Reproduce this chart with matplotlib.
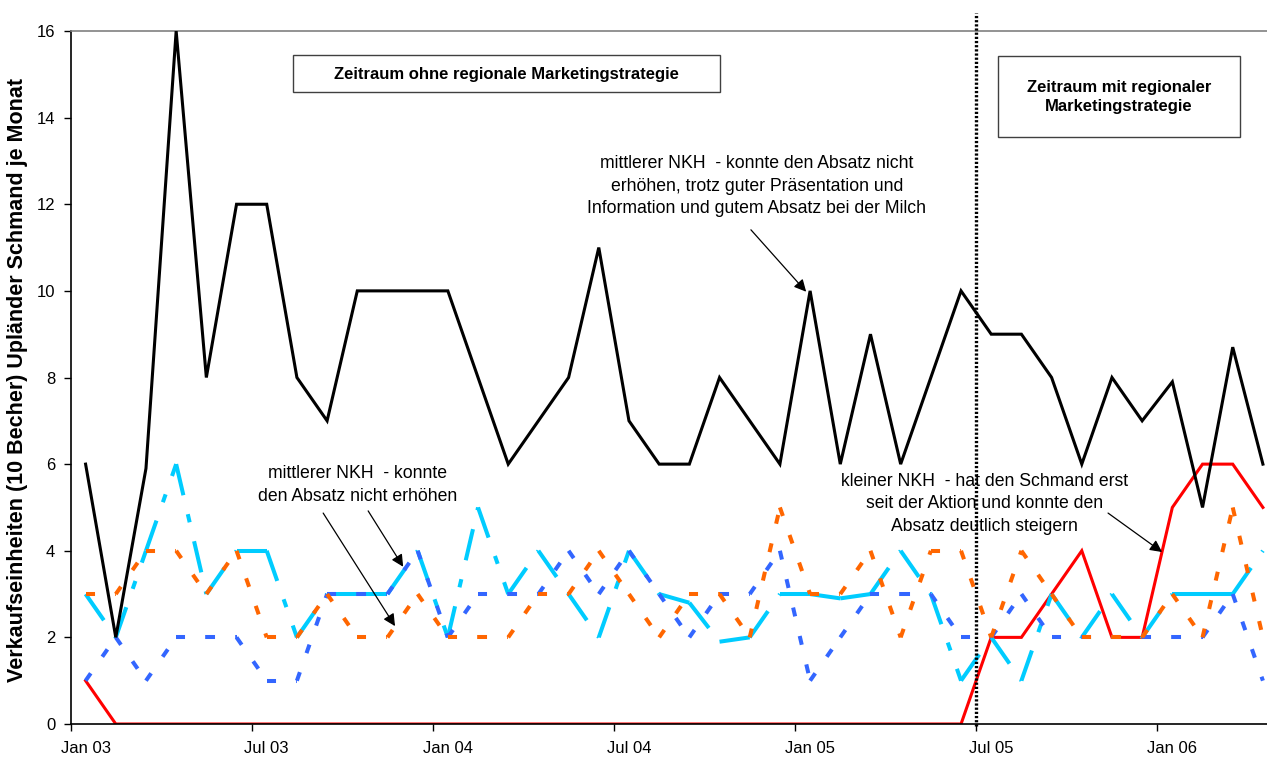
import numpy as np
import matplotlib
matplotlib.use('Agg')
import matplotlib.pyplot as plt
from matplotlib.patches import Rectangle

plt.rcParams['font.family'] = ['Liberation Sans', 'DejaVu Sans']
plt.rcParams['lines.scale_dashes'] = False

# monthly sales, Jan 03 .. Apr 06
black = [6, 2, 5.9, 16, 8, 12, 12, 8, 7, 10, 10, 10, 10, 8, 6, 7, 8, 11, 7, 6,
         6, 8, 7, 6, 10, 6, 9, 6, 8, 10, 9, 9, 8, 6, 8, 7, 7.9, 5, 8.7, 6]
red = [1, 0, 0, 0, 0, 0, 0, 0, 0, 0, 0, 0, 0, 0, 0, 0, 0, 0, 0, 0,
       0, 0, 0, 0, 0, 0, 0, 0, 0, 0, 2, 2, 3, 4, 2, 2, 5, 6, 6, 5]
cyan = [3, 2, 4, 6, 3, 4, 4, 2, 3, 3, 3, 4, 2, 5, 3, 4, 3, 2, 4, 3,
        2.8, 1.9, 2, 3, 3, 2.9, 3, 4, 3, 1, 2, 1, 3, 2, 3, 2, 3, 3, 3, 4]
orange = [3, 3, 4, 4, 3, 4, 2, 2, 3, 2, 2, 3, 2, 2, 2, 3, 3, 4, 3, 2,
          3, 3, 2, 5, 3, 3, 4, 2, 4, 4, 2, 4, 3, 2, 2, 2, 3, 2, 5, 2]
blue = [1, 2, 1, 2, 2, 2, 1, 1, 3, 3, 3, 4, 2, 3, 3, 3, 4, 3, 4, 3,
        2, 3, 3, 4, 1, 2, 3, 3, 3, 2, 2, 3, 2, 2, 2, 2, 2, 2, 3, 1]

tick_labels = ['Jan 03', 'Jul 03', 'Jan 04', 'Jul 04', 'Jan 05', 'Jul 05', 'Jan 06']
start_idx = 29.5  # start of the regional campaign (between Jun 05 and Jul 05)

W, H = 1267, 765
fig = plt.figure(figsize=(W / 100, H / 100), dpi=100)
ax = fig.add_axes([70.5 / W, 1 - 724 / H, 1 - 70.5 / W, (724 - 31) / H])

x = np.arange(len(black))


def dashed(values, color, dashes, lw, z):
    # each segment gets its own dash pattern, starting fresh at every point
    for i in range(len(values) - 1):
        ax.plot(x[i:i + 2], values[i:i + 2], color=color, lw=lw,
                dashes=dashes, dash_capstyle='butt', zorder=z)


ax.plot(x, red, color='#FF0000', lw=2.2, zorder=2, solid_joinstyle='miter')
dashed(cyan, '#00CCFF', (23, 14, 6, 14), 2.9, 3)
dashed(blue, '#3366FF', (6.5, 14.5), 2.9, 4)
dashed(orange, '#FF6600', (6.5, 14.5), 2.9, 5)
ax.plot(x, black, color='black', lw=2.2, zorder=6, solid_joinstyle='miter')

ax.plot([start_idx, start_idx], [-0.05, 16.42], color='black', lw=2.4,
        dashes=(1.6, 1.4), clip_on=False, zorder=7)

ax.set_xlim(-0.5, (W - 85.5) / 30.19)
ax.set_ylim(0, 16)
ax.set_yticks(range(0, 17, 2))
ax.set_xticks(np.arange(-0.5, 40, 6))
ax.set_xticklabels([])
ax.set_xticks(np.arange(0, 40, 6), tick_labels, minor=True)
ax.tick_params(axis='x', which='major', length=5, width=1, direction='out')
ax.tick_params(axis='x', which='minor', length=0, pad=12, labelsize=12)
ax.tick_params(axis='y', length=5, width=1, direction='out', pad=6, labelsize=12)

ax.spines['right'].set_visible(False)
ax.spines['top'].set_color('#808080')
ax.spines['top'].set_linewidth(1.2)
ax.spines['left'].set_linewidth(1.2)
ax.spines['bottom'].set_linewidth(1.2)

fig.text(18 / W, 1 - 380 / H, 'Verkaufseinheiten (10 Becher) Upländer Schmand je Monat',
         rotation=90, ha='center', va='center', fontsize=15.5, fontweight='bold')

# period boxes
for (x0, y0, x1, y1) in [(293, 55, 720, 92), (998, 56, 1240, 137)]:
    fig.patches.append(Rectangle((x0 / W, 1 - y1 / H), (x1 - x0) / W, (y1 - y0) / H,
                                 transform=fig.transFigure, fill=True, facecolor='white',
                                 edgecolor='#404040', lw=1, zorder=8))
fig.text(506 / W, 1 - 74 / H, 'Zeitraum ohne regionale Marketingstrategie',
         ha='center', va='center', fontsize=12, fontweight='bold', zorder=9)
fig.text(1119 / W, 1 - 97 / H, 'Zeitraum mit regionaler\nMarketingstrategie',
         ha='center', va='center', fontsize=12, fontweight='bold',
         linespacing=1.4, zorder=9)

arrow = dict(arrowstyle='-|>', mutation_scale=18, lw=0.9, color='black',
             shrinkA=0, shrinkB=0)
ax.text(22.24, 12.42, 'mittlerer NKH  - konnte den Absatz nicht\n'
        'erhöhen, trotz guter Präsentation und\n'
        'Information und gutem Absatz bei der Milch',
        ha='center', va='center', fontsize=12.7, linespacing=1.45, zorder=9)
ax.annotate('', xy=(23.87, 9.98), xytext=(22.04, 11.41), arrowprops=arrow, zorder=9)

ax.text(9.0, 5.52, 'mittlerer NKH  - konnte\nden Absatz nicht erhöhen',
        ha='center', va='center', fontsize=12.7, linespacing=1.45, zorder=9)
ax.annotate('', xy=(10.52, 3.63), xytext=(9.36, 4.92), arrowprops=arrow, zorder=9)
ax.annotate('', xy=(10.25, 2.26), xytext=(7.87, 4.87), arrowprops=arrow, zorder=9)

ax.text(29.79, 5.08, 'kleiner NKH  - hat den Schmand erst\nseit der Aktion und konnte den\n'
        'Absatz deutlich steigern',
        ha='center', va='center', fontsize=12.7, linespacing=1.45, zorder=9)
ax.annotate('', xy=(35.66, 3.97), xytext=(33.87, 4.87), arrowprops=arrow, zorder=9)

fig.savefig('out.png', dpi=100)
• • • • • • •
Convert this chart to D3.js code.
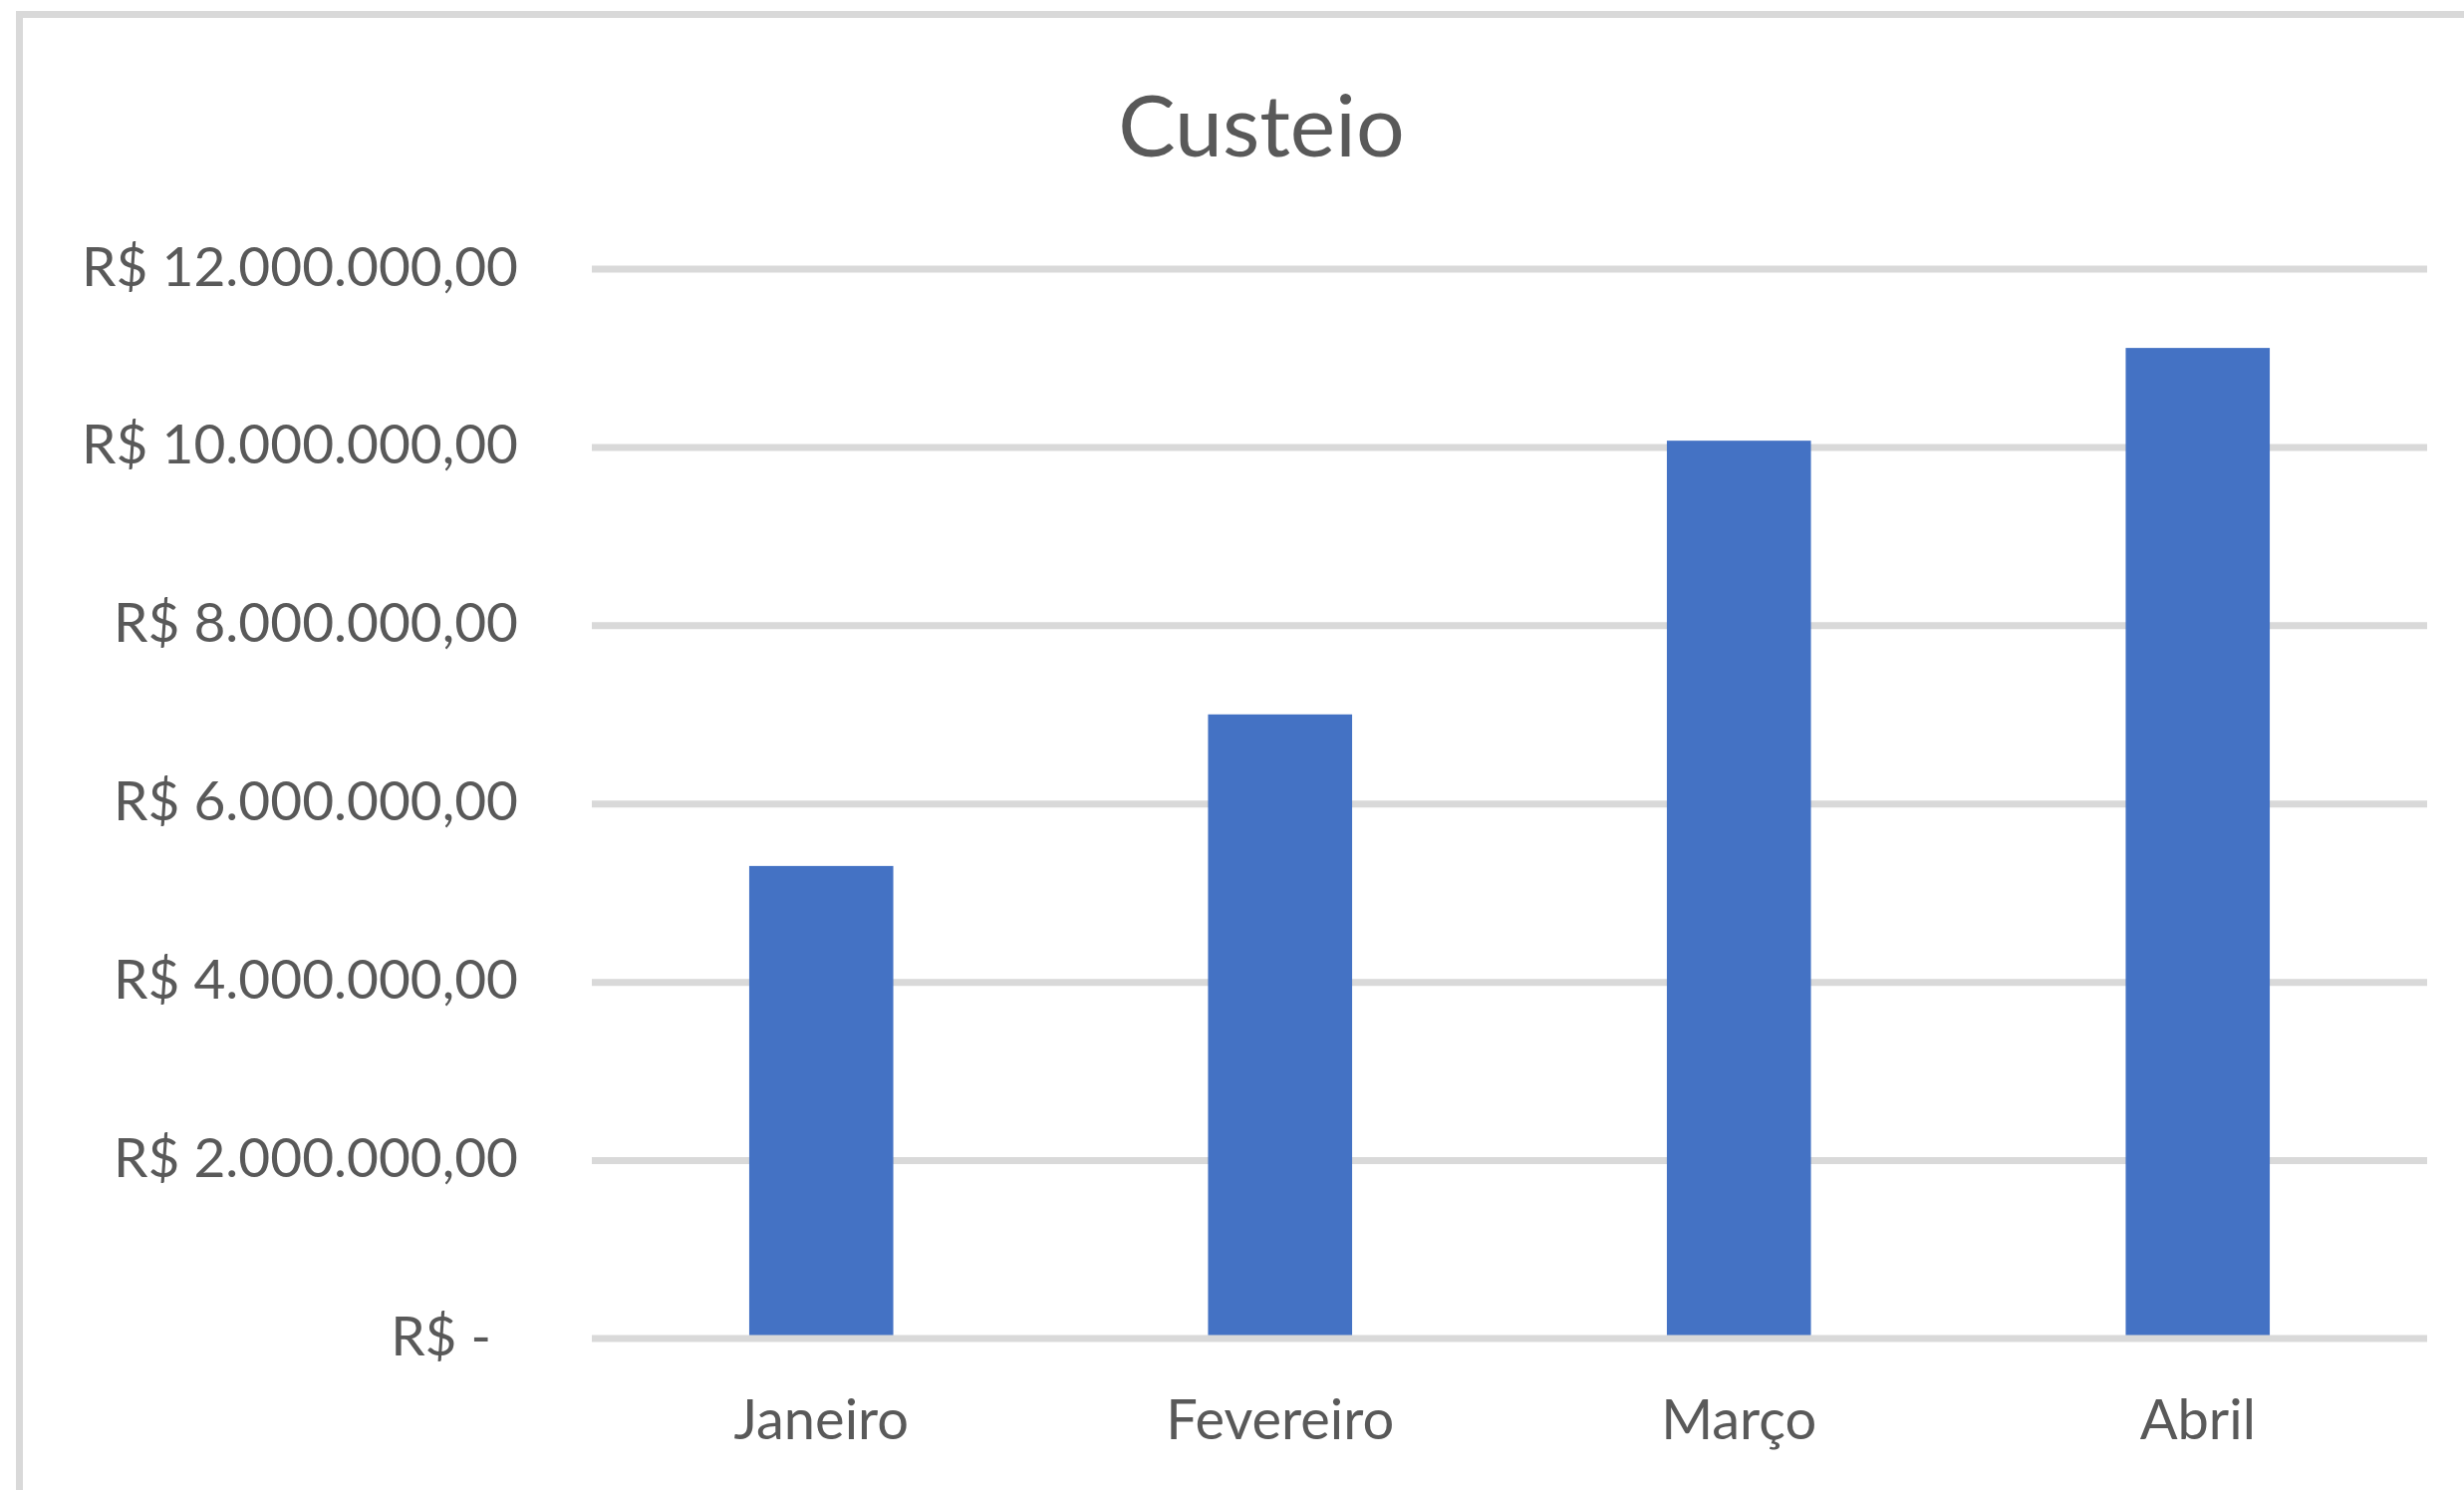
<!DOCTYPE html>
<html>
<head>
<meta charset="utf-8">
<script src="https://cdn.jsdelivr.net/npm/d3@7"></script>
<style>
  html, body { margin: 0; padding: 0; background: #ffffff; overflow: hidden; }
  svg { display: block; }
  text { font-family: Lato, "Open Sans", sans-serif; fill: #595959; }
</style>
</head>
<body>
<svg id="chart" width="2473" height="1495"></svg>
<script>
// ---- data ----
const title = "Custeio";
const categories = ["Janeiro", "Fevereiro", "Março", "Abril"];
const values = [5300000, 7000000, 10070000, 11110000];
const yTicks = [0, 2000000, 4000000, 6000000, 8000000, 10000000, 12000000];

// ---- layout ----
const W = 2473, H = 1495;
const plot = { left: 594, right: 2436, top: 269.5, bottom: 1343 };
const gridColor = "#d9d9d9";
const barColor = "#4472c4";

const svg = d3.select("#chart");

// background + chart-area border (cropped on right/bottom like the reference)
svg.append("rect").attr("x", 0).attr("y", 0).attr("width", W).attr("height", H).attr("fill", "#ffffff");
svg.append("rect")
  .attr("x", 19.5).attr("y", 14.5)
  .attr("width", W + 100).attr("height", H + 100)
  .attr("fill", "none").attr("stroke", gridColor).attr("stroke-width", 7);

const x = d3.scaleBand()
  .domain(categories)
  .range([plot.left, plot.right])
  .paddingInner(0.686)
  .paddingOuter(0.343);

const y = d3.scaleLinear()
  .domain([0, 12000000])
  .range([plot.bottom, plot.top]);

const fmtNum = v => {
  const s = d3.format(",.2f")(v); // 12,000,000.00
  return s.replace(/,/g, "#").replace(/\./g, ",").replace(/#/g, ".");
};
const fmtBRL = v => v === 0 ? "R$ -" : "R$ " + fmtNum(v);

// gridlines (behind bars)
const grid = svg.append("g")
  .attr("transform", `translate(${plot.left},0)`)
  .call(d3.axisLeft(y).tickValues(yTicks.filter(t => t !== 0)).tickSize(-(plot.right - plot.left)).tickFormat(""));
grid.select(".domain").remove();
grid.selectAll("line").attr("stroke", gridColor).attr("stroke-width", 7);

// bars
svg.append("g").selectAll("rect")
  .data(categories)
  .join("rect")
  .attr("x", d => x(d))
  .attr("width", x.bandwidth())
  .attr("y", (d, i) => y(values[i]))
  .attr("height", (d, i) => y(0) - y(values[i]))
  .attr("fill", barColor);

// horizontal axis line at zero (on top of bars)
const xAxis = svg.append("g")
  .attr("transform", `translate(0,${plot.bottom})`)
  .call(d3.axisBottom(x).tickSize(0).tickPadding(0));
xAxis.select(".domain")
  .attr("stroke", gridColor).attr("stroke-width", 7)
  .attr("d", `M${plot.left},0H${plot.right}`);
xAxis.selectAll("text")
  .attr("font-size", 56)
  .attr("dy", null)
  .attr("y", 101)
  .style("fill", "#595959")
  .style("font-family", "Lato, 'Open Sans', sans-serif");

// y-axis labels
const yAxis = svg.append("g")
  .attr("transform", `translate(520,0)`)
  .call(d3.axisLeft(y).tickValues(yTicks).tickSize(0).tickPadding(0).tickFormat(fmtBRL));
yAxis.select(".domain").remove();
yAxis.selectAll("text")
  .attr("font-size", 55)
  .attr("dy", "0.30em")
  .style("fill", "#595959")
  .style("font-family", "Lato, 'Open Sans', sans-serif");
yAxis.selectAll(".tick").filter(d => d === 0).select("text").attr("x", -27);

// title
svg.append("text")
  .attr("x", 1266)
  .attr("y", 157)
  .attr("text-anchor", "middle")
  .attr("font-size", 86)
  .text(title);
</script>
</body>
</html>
• • • • • • •
## EXERCISE OBJECTIVE
Give only the count of lines in the data that include the string "chart".

## REPLY
5